┌─ Material
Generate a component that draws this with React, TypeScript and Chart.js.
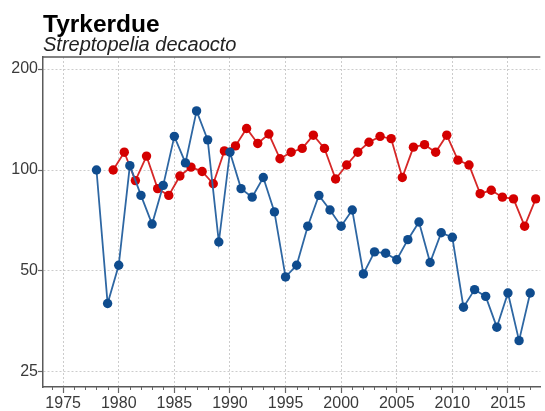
import React, { useEffect, useRef } from 'react';
import { Chart, registerables } from 'chart.js';

Chart.register(...registerables);

const titleText = 'Tyrkerdue';
const subtitleText = 'Streptopelia decaocto';

const blueYears = [
  1978, 1979, 1980, 1981, 1982, 1983, 1984, 1985, 1986, 1987,
  1988, 1989, 1990, 1991, 1992, 1993, 1994, 1995, 1996, 1997,
  1998, 1999, 2000, 2001, 2002, 2003, 2004, 2005, 2006, 2007,
  2008, 2009, 2010, 2011, 2012, 2013, 2014, 2015, 2016, 2017,
];
const blueValues = [
  100, 40, 52, 103, 84, 69, 90, 126, 105, 150,
  123, 61, 113, 88, 83, 95, 75, 48, 52, 68,
  84, 76, 68, 76, 49, 57, 56.5, 54, 62, 70,
  53, 65, 63, 39, 44, 42, 34, 43, 31, 43,
];

// winter seasons (e.g. 1979/80), plotted at the middle of the season
const redSeasons = [
  1979, 1980, 1981, 1982, 1983, 1984, 1985, 1986, 1987, 1988,
  1989, 1990, 1991, 1992, 1993, 1994, 1995, 1996, 1997, 1998,
  1999, 2000, 2001, 2002, 2003, 2004, 2005, 2006, 2007, 2008,
  2009, 2010, 2011, 2012, 2013, 2014, 2015, 2016, 2017,
];
const redValues = [
  100, 113, 93, 110, 88, 84, 96, 102, 99, 91,
  114, 118, 133, 120, 128, 108, 113, 116, 127, 116,
  94, 103.5, 113, 121, 126, 124, 95, 117, 119, 113,
  127, 107, 103.5, 85, 87, 83, 82, 68, 82,
];
const SEASON_OFFSET = 0.5;

const xTickValues = [1975, 1980, 1985, 1990, 1995, 2000, 2005, 2010, 2015];
const yTickValues = [25, 50, 100, 200];

const FONT = '"Liberation Sans", Arial, Helvetica, sans-serif';
const FRAME = '#5a5a5a';
const LABEL = '#3a3a3a';
const GRID = '#cccccc';

export default function App() {
  const ref = useRef<HTMLCanvasElement>(null);

  useEffect(() => {
    const canvas = ref.current;
    if (!canvas) return;

    const framePlugin = {
      id: 'frameAndTitles',
      afterDraw(chart: any) {
        const { ctx, chartArea } = chart;
        const { left, right, top, bottom } = chartArea;
        ctx.save();
        ctx.strokeStyle = FRAME;
        ctx.lineWidth = 1.5;
        ctx.beginPath();
        ctx.moveTo(left, top);
        ctx.lineTo(right, top);
        ctx.stroke();

        const xs = chart.scales.x;
        ctx.lineWidth = 1;
        ctx.strokeStyle = '#666666';
        for (let yr = Math.ceil(xs.min); yr <= xs.max; yr++) {
          if (xTickValues.includes(yr)) continue;
          const px = Math.round(xs.getPixelForValue(yr)) + 0.5;
          ctx.beginPath();
          ctx.moveTo(px, bottom);
          ctx.lineTo(px, bottom + 3);
          ctx.stroke();
        }

        ctx.textAlign = 'left';
        ctx.textBaseline = 'alphabetic';
        ctx.fillStyle = '#000000';
        ctx.font = `bold 24.5px ${FONT}`;
        ctx.fillText(titleText, 43, 32);
        ctx.fillStyle = '#222222';
        ctx.font = `italic 20px ${FONT}`;
        ctx.fillText(subtitleText, 43, 51);
        ctx.restore();
      },
    };

    const chart = new Chart(canvas, {
      type: 'line',
      data: {
        datasets: [
          {
            label: 'blue',
            data: blueYears.map((x, i) => ({ x, y: blueValues[i] })),
            borderColor: '#2e67a3',
            backgroundColor: '#0f4c8e',
            pointBackgroundColor: '#0f4c8e',
            pointBorderColor: '#0f4c8e',
            pointRadius: 4.7,
            pointBorderWidth: 0,
            borderWidth: 1.8,
            tension: 0,
          },
          {
            label: 'red',
            data: redSeasons.map((x, i) => ({ x: x + SEASON_OFFSET, y: redValues[i] })),
            borderColor: '#d62828',
            backgroundColor: '#d40000',
            pointBackgroundColor: '#d40000',
            pointBorderColor: '#d40000',
            pointRadius: 4.7,
            pointBorderWidth: 0,
            borderWidth: 1.8,
            tension: 0,
          },
        ],
      },
      options: {
        responsive: false,
        animation: false,
        layout: { padding: { top: 57, left: 0, right: 0, bottom: 0 } },
        plugins: {
          legend: { display: false },
          tooltip: { enabled: false },
          title: { display: false },
        },
        scales: {
          x: {
            type: 'linear',
            min: 1973.19,
            max: 2017.91,
            afterBuildTicks: (s: any) => {
              s.ticks = xTickValues.map((v) => ({ value: v }));
            },
            afterFit: (s: any) => {
              s.height = 24;
            },
            ticks: {
              font: { family: FONT, size: 16 },
              color: LABEL,
              padding: 1,
              maxRotation: 0,
              autoSkip: false,
              callback: (v: any) => String(v),
            },
            grid: {
              color: GRID,
              lineWidth: 1,
              tickLength: 6,
              tickColor: '#666666',
              tickWidth: 1.2,
            },
            border: { display: true, color: FRAME, width: 1.5, dash: [2, 2] },
          },
          y: {
            type: 'logarithmic',
            min: 22.55,
            max: 217.2,
            afterBuildTicks: (s: any) => {
              s.ticks = yTickValues.map((v) => ({ value: v }));
            },
            afterFit: (s: any) => {
              s.width = 43;
            },
            ticks: {
              font: { family: FONT, size: 16 },
              color: LABEL,
              padding: 0,
              autoSkip: false,
              callback: (v: any) => String(v),
            },
            grid: {
              color: GRID,
              lineWidth: 1,
              tickLength: 5,
              tickColor: '#666666',
              tickWidth: 1.2,
            },
            border: { display: true, color: FRAME, width: 1.5, dash: [2, 2] },
          },
        },
      },
      plugins: [framePlugin],
    } as any);

    return () => {
      chart.destroy();
    };
  }, []);

  return (
    <div style={{ position: 'absolute', left: 0, top: 0, width: 545, height: 411 }}>
      <canvas ref={ref} width={545} height={411} />
    </div>
  );
}
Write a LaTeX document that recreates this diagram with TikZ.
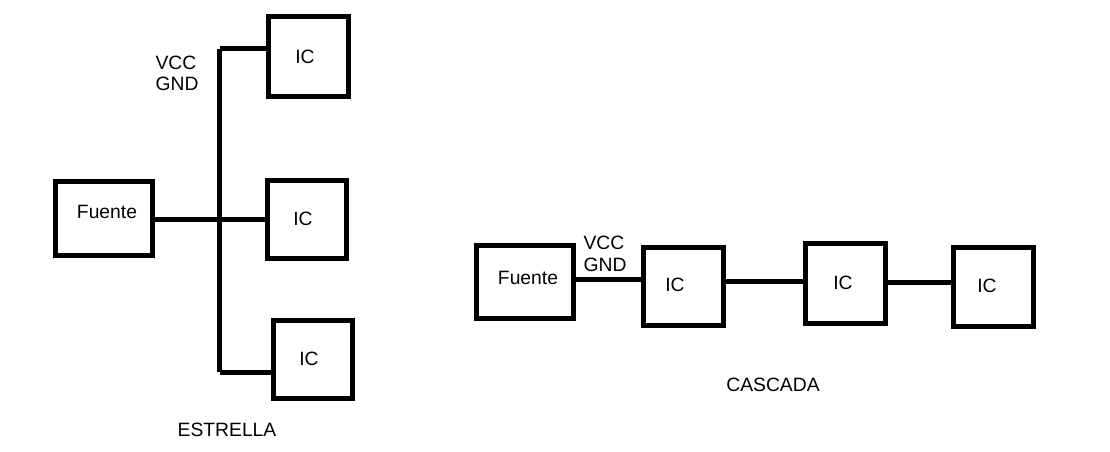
\documentclass[tikz,border=0pt]{standalone}
\usepackage{fontspec}
\setmainfont{Liberation Sans}
\begin{document}
\begin{tikzpicture}[x=1pt,y=-1pt,
  box/.style={draw=black,line width=5pt,inner sep=0pt,outer sep=0pt,fill=white},
  wire/.style={line width=5pt,draw=black},
  lbl/.style={inner sep=0pt,font=\fontsize{19.3}{21.5}\selectfont,text=black},
  pwr/.style={lbl,align=left}]
\useasboundingbox[fill=white] (0,0) rectangle (1110,452);
% ---------- ESTRELLA ----------
\coordinate (bt) at (219.5,49);
\coordinate (bb) at (219.5,372);
\coordinate (bm) at (219.5,219);
\coordinate (bbx) at (276,372);
\draw[wire] (bt) -- (bb);
\node[box,minimum width=97pt,minimum height=74pt] (sF) at (103.5,218) {};
\node[box,minimum width=80pt,minimum height=79pt] (sI1) at (308,56.5) {};
\node[box,minimum width=79pt,minimum height=78pt] (sI2) at (306.5,219) {};
\node[box,minimum width=79pt,minimum height=78pt] (sI3) at (312.5,359) {};
\draw[wire] (sF.east |- bm) -- (sI2.west |- bm);
\draw[wire] (bt) -- (sI1.west |- bt);
\draw[wire] (bb) -- (bbx);
\node[lbl] (tF) at (107,212) {Fuente};
\node[lbl] (tI1) at (305,57) {IC};
\node[lbl] (tI2) at (303,219) {IC};
\node[lbl] (tI3) at (309,359) {IC};
\node[pwr] (sV) at (177,73.5) {VCC\\GND};
\node[lbl] (tE) at (227,430) {ESTRELLA};
% ---------- CASCADA ----------
\coordinate (y1) at (0,279.5);
\coordinate (y2) at (0,281);
\coordinate (y3) at (0,282);
\node[box,minimum width=97pt,minimum height=73pt] (cF) at (524.5,281.5) {};
\node[box,minimum width=79.5pt,minimum height=78pt] (cI1) at (683.25,286) {};
\node[box,minimum width=80pt,minimum height=79.5pt] (cI2) at (845,283.25) {};
\node[box,minimum width=79.5pt,minimum height=79pt] (cI3) at (993.25,286.5) {};
\draw[wire] (cF.east |- y1) -- (cI1.west |- y1);
\draw[wire] (cI1.east |- y2) -- (cI2.west |- y2);
\draw[wire] (cI2.east |- y3) -- (cI3.west |- y3);
\node[lbl] (cTF) at (528,278) {Fuente};
\node[lbl] (cT1) at (675,285) {IC};
\node[lbl] (cT2) at (843,283) {IC};
\node[lbl] (cT3) at (987,286) {IC};
\node[pwr] (cV) at (605,254) {VCC\\GND};
\node[lbl] (tC) at (773,385) {CASCADA};
\end{tikzpicture}
\end{document}
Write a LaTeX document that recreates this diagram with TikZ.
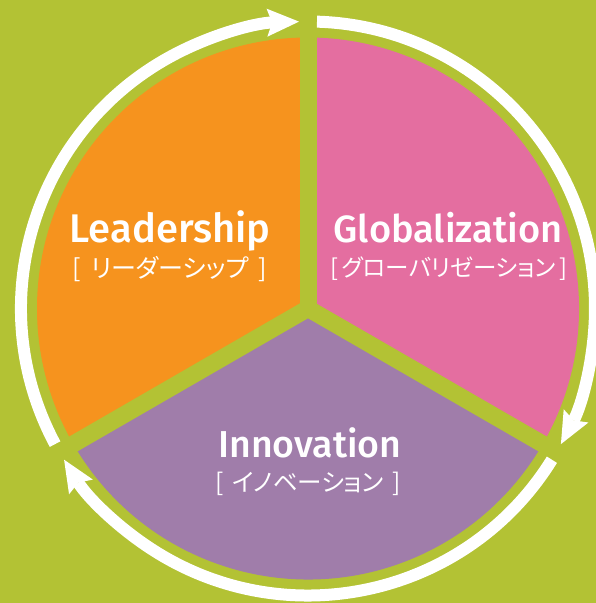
└─
* _Requirements_:
Return the material line for line, from its beginning to the line that contains "const subtitleText = 'Streptopelia decaocto';", with the pictures left out.

* _The output_:
Generate a component that draws this with React, TypeScript and Chart.js.
import React, { useEffect, useRef } from 'react';
import { Chart, registerables } from 'chart.js';

Chart.register(...registerables);

const titleText = 'Tyrkerdue';
const subtitleText = 'Streptopelia decaocto';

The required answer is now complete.